Forecast: Last 16 spots for City, with Lyon on their coat-tails.
Group G: Real Madrid, Roma, CSKA Moscow, Viktoria Plzen
Can Real Madrid really win a fourth Champions League title on the trot? The apparently seismic changes at the club in the three months since they beat Liverpool in Kiev to make it three in a row suggest not. The coach of that triple, Zinedine Zidane, has left, and so has his most reliable matchwinner, Cristiano Ronaldo.
The new man in charge, Julen Lopetegui, has a good early test of how the likes of Gareth Bale and Marco Asensio can step up with a pair of meetings with Roma, semi-finalists last season.
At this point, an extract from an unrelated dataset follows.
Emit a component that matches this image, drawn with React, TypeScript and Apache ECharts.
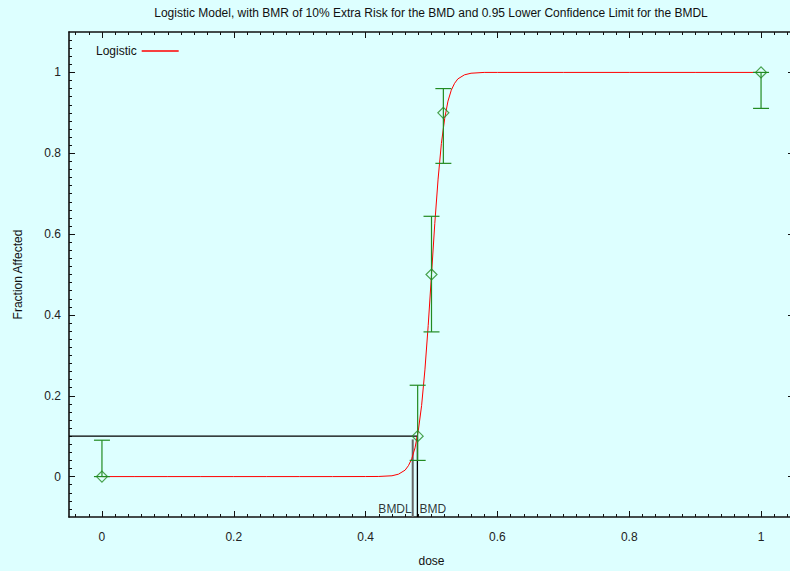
import React, { useEffect, useRef } from "react";
import * as echarts from "echarts";

const titleText =
  "Logistic Model, with BMR of 10% Extra Risk for the BMD and 0.95 Lower Confidence Limit for the BMDL";

// Observed data with confidence limits
const doses = [0, 0.479, 0.5, 0.518, 1];
const fractions = [0, 0.1, 0.5, 0.9, 1];
const lowerCI = [0, 0.04, 0.358, 0.775, 0.911];
const upperCI = [0.09, 0.226, 0.644, 0.96, 1];

// Fitted logistic curve
const curveDose = [
  0, 0.05, 0.1, 0.15, 0.2, 0.25, 0.3, 0.35, 0.4, 0.42, 0.44, 0.45, 0.46, 0.465, 0.47,
  0.475, 0.48, 0.485, 0.49, 0.495, 0.5, 0.505, 0.51, 0.515, 0.52, 0.525, 0.53, 0.535,
  0.54, 0.55, 0.56, 0.58, 0.6, 0.7, 0.8, 0.9, 1.0,
];
const curveFrac = [
  0, 0, 0, 0, 0, 0, 0, 0, 0.0001, 0.0003, 0.002, 0.006, 0.016, 0.027, 0.044, 0.071,
  0.114, 0.176, 0.264, 0.374, 0.5, 0.626, 0.736, 0.824, 0.886, 0.929, 0.956, 0.973,
  0.984, 0.994, 0.998, 1, 1, 1, 1, 1, 1,
];

// Tick values
const xTicks = [0, 0.2, 0.4, 0.6, 0.8, 1];
const yTicks = [0, 0.2, 0.4, 0.6, 0.8, 1];
const minorStep = 0.02;

const bmr = 0.1;
const bmd = 0.4786;
const bmdl = 0.4715;

const xMin = -0.05;
const xMax = 1.05;
const yMin = -0.1;
const yMax = 1.1;

const FONT = "'Liberation Sans', Arial, Helvetica, sans-serif";
const GREEN = "#228B22";

function minorTicks(lo: number, hi: number, step: number, majors: number[]) {
  const out: number[] = [];
  const start = Math.ceil(lo / step - 1e-9);
  const end = Math.floor(hi / step + 1e-9);
  for (let i = start; i <= end; i++) {
    const v = Math.round(i * step * 1000) / 1000;
    if (v <= lo || v >= hi) continue;
    if (majors.some((m) => Math.abs(m - v) < 1e-9)) continue;
    if (Math.abs(Math.round(v / 0.2) * 0.2 - v) < 1e-9) continue;
    out.push(v);
  }
  return out;
}

export default function App() {
  const ref = useRef<HTMLDivElement>(null);

  useEffect(() => {
    if (!ref.current) return;
    const chart = echarts.init(ref.current, undefined, { renderer: "svg" });

    const xMinor = minorTicks(xMin, xMax, minorStep, xTicks);
    const yMinor = minorTicks(yMin, yMax, minorStep, yTicks);

    const tickStyle = { color: "#111", width: 1 };
    const lineStyle = { color: "#111", width: 1.6 };

    const mkAxis = (
      position: string,
      min: number,
      max: number,
      ticks: number[],
      len: number,
      showLine: boolean,
      extra: any = {}
    ) => ({
      type: "value",
      position,
      min,
      max,
      axisLine: { show: showLine, onZero: false, lineStyle },
      axisTick: { show: true, inside: true, length: len, customValues: ticks, lineStyle: tickStyle },
      minorTick: { show: false },
      splitLine: { show: false },
      axisLabel: { show: false },
      ...extra,
    });

    const labelStyle = { fontSize: 12, color: "#222", fontFamily: FONT };

    const option: any = {
      animation: false,
      backgroundColor: "#DDFFFF",
      textStyle: { fontFamily: FONT },
      grid: {
        left: 69,
        top: 32,
        width: 725,
        height: 485,
        containLabel: false,
        outerBoundsMode: "none",
      },
      legend: {
        left: 91,
        top: 40,
        align: "right",
        icon: "rect",
        itemWidth: 37,
        itemHeight: 1.5,
        textStyle: { fontSize: 12, color: "#111", fontFamily: FONT },
        data: [{ name: "Logistic", itemStyle: { color: "#ff0000" } }],
      },
      graphic: [
        {
          type: "text",
          x: 431,
          y: 13,
          style: {
            text: titleText,
            align: "center",
            verticalAlign: "middle",
            fontSize: 12,
            fontFamily: FONT,
            fill: "#111",
          },
        },
      ],
      xAxis: [
        mkAxis("bottom", xMin, xMax, xTicks, 6, true, {
          name: "dose",
          nameLocation: "middle",
          nameGap: 38,
          nameTextStyle: { fontSize: 12, color: "#111", fontFamily: FONT },
          axisLabel: { show: true, margin: 14, customValues: xTicks, ...labelStyle },
        }),
        mkAxis("top", xMin, xMax, xTicks, 6, true),
        mkAxis("bottom", xMin, xMax, xMinor, 3, false),
        mkAxis("top", xMin, xMax, xMinor, 3, false),
      ],
      yAxis: [
        mkAxis("left", yMin, yMax, yTicks, 6, true, {
          name: "Fraction Affected",
          nameLocation: "middle",
          nameGap: 45,
          nameTextStyle: { fontSize: 12, color: "#111", fontFamily: FONT },
          axisLabel: { show: true, margin: 8, customValues: yTicks, ...labelStyle },
        }),
        mkAxis("right", yMin, yMax, yTicks, 6, true),
        mkAxis("left", yMin, yMax, yMinor, 3, false),
        mkAxis("right", yMin, yMax, yMinor, 3, false),
      ],
      series: [
        {
          name: "BMD line",
          type: "line",
          xAxisIndex: 0,
          yAxisIndex: 0,
          symbol: "none",
          silent: true,
          lineStyle: { color: "#000", width: 1.3 },
          data: [
            [xMin, bmr],
            [bmd, bmr],
            [bmd, yMin],
          ],
          z: 2,
        },
        {
          name: "BMDL line",
          type: "line",
          xAxisIndex: 0,
          yAxisIndex: 0,
          symbol: "none",
          silent: true,
          lineStyle: { color: "#666", width: 2 },
          data: [
            [bmdl, bmr - 0.008],
            [bmdl, yMin],
          ],
          z: 2,
        },
        {
          name: "BMDL label",
          type: "scatter",
          xAxisIndex: 0,
          yAxisIndex: 0,
          symbolSize: 0,
          itemStyle: { color: "transparent" },
          silent: true,
          data: [[bmdl, yMin]],
          label: {
            show: true,
            formatter: "BMDL",
            position: "top",
            align: "right",
            distance: 2,
            offset: [-1, 0],
            fontSize: 12,
            color: "#000",
            fontFamily: FONT,
          },
          z: 6,
        },
        {
          name: "BMD label",
          type: "scatter",
          xAxisIndex: 0,
          yAxisIndex: 0,
          symbolSize: 0,
          itemStyle: { color: "transparent" },
          silent: true,
          data: [[bmd, yMin]],
          label: {
            show: true,
            formatter: "BMD",
            position: "top",
            align: "left",
            distance: 2,
            offset: [2, 0],
            fontSize: 12,
            color: "#000",
            fontFamily: FONT,
          },
          z: 6,
        },
        {
          name: "Logistic",
          type: "line",
          xAxisIndex: 0,
          yAxisIndex: 0,
          symbol: "none",
          color: "#ff0000",
          lineStyle: { color: "#ff0000", width: 1 },
          data: curveDose.map((d, i) => [d, curveFrac[i]]),
          z: 3,
        },
        {
          name: "Error bars",
          type: "custom",
          xAxisIndex: 0,
          yAxisIndex: 0,
          silent: true,
          data: doses.map((d, i) => [d, lowerCI[i], upperCI[i]]),
          renderItem: (params: any, api: any) => {
            const x = api.value(0);
            const lo = api.coord([x, api.value(1)]);
            const hi = api.coord([x, api.value(2)]);
            const w = 8;
            const style = { stroke: GREEN, lineWidth: 1.2 };
            return {
              type: "group",
              children: [
                { type: "line", shape: { x1: lo[0], y1: lo[1], x2: hi[0], y2: hi[1] }, style },
                { type: "line", shape: { x1: lo[0] - w, y1: lo[1], x2: lo[0] + w, y2: lo[1] }, style },
                { type: "line", shape: { x1: hi[0] - w, y1: hi[1], x2: hi[0] + w, y2: hi[1] }, style },
              ],
            };
          },
          z: 4,
        },
        {
          name: "Observed",
          type: "scatter",
          xAxisIndex: 0,
          yAxisIndex: 0,
          symbol: "diamond",
          symbolSize: 11,
          itemStyle: { color: "transparent", borderColor: GREEN, borderWidth: 1.2 },
          data: doses.map((d, i) => [d, fractions[i]]),
          z: 5,
        },
      ],
    };

    chart.setOption(option);
    return () => chart.dispose();
  }, []);

  return (
    <div
      ref={ref}
      style={{ position: "absolute", left: 0, top: 0, width: 790, height: 571 }}
    />
  );
}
As for the long trip to CSKA Moscow, that has the potential to trip up the Spanish or Italian team, but the shape of the group has a lopsided look overall, with the clubs from the east likely to be contesting third place.
Forecast: Madrid and Roma to take their place in the knockouts.
Group H: Juventus, Manchester United, Valencia, Young Boys
No match in which Cristiano Ronaldo takes part is low-key these days, and that is just how Juventus, who have made the biggest investment in their history in signing the Ballon D’Or holder, like it. Ronaldo is in Turin to bring his European expertise to a club that feels just a little short of Champions League-winning knowhow. As part of the great Ronaldo premiere, he now gets a reunion with the club where he won the first of his five European Cups a decade ago, Manchester United.
Ronaldo back in Manchester; Ronaldo versus his compatriot and former coach at Real Madrid, Jose Mourinho. There’s plenty more backstory in the United-Juventus matches, too. But the group may have another protagonist. Valencia are glad to be back in a competition they have twice reached the final of this century, and Ronaldo and Mourinho both know theirs is a tough city to visit and triumph in.
Forecast: Juventus and Manchester United to go on, though with at least one scare for one of them on the way.